-- Start of RECORDS PROVIDED --

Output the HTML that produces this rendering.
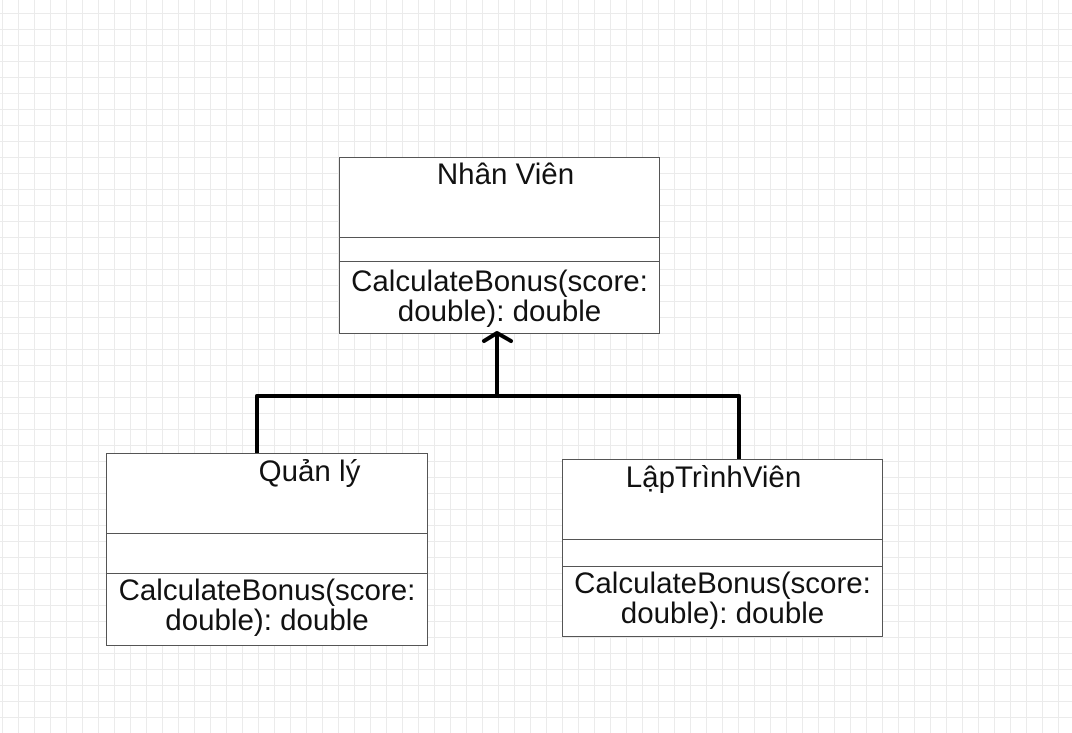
<!DOCTYPE html>
<html><head><meta charset="utf-8"><style>
body{margin:0;width:1072px;height:733px;overflow:hidden;background:#fff;
background-image:linear-gradient(#ebebeb 1px,transparent 1px),linear-gradient(90deg,#ebebeb 1px,transparent 1px);
background-size:16px 16px;background-position:0 13px,2px 0;font-family:"Liberation Sans",sans-serif;}
.b{position:absolute;border:1.5px solid #555;background:#fff;box-sizing:border-box}
.s{position:absolute;left:0;right:0;border-top:1.5px solid #555}
.t{position:absolute;font-size:29.5px;color:#111;text-align:center;line-height:30px;white-space:nowrap}
</style></head><body>
<div class="b" style="left:339px;top:157px;width:321px;height:177px">
<div class="s" style="top:79px"></div><div class="s" style="top:103px"></div>
<div class="t" style="left:12px;right:0;top:2px">Nhân Viên</div>
<div class="t" style="left:0;right:0;top:109px">CalculateBonus(score:<br>double): double</div></div>
<div class="b" style="left:106px;top:453px;width:322px;height:193px">
<div class="s" style="top:79px"></div><div class="s" style="top:119px"></div>
<div class="t" style="left:100px;width:205px;top:3px">Quản lý</div>
<div class="t" style="left:0;right:0;top:122px">CalculateBonus(score:<br>double): double</div></div>
<div class="b" style="left:562px;top:459px;width:321px;height:178px">
<div class="s" style="top:79px"></div><div class="s" style="top:106px"></div>
<div class="t" style="left:0;right:18px;top:3px">LậpTrìnhViên</div>
<div class="t" style="left:0;right:0;top:109px">CalculateBonus(score:<br>double): double</div></div>
<svg width="1072" height="733" style="position:absolute;left:0;top:0">
<g stroke="#000" stroke-width="4" fill="none" stroke-linecap="round" stroke-linejoin="round">
<path d="M497 335V396M257 453V396H739V459" stroke-linecap="butt"/>
<path d="M484 341L497 333L511 341"/>
</g></svg>
</body></html>
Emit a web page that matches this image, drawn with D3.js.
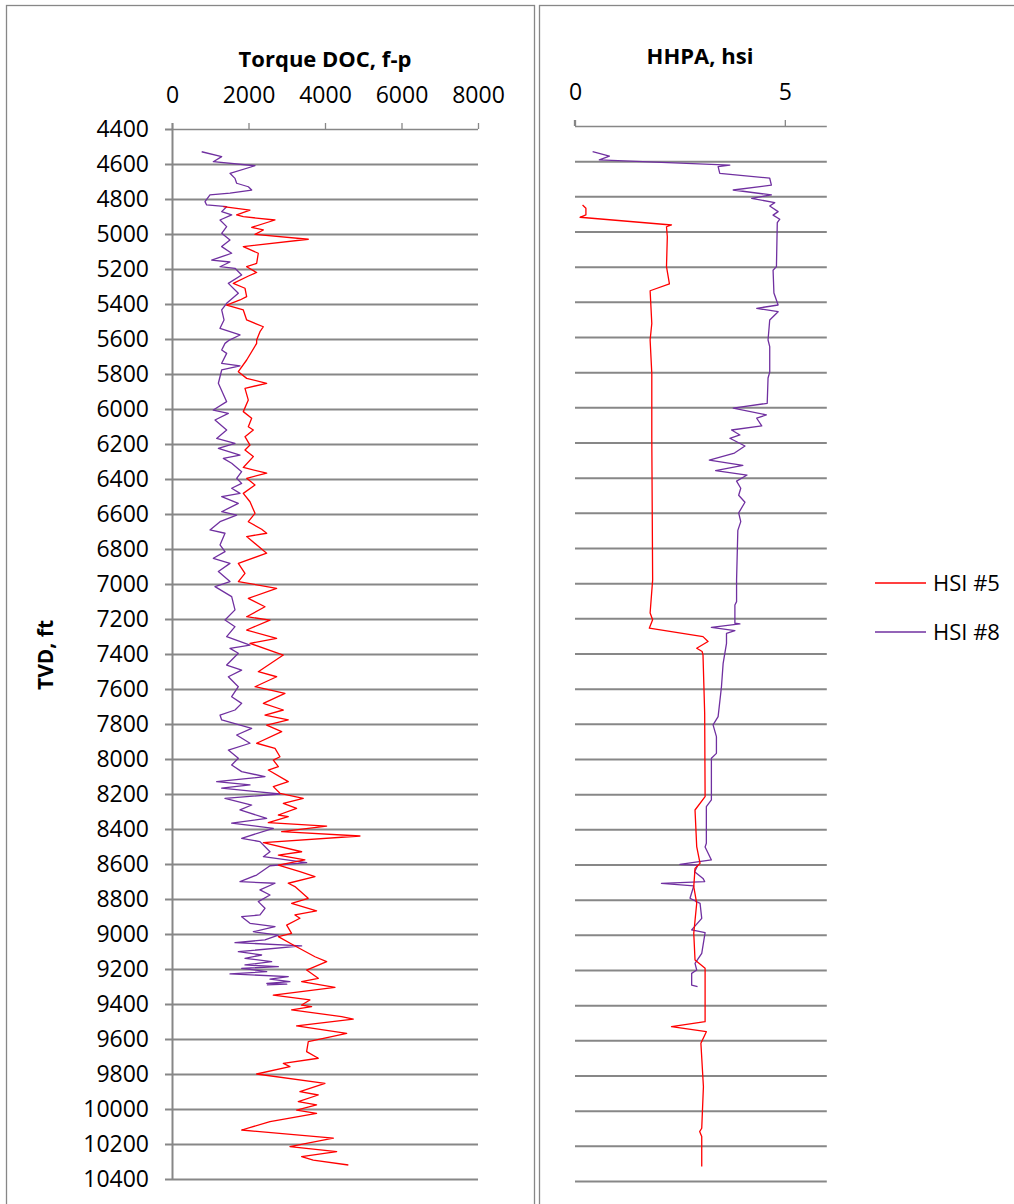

-- End of RECORDS PROVIDED --

YOUR OBJECTIVE
From the data, list each line in which the string "this" appears.

PROBLEM SOLUTION
Output the HTML that produces this rendering.
Emit a web page that matches this image, drawn with D3.js.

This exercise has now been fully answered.